Yield: 12 servings (approx. 2/3 cup each)
- 1 cup all-purpose flour
- 1 cup cornmeal
- 2 teaspoons baking powder
- 1 teaspoon salt
- 2 large eggs
- 1 cup buttermilk
- 1/4 cup canola oil
- 1 tablespoon canola oil
- 1 medium onion, chopped
- 2 celery ribs, chopped
- 3 large eggs
- 2 cans (10-3/4 ounces each) condensed cream of chicken soup, undiluted
- 3 teaspoons poultry seasoning
- 1 teaspoon pepper
- 1/2 teaspoon salt
- 2 cups chicken broth
- Preheat oven to 400°. In a large bowl, whisk flour, cornmeal, baking powder and salt. In another bowl, whisk eggs and buttermilk. Pour oil into an 8-in. ovenproof skillet; place skillet in oven 4 minutes.
- Meanwhile, add buttermilk mixture to flour mixture; stir just until moistened.

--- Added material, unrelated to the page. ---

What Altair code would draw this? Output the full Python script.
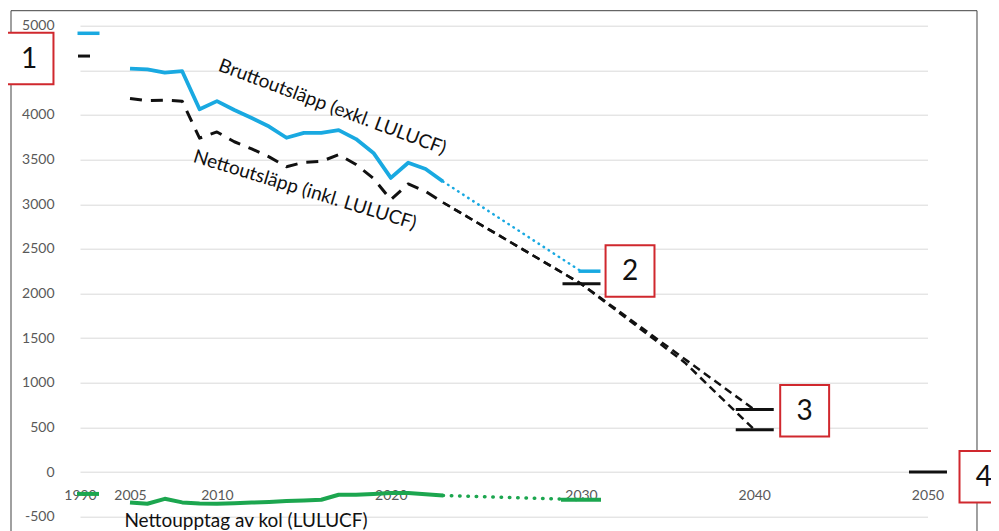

- Carefully tilt and rotate skillet to coat bottom with oil; add batter. Bake 20-25 minutes or until a toothpick inserted in center comes out clean. Cool completely in pan on a wire rack.
- Reduce oven setting to 350°. For dressing, in a large skillet, heat oil over medium-high heat. Add onion and celery; cook and stir 4-6 minutes or until tender.
- Remove from heat. Coarsely crumble cornbread into skillet; toss to combine. In a small bowl, whisk eggs, condensed soup and seasonings; stir into bread mixture. Stir in broth.
- Transfer to a greased 13×9-in. baking dish. Bake 45-55 minutes or until lightly browned.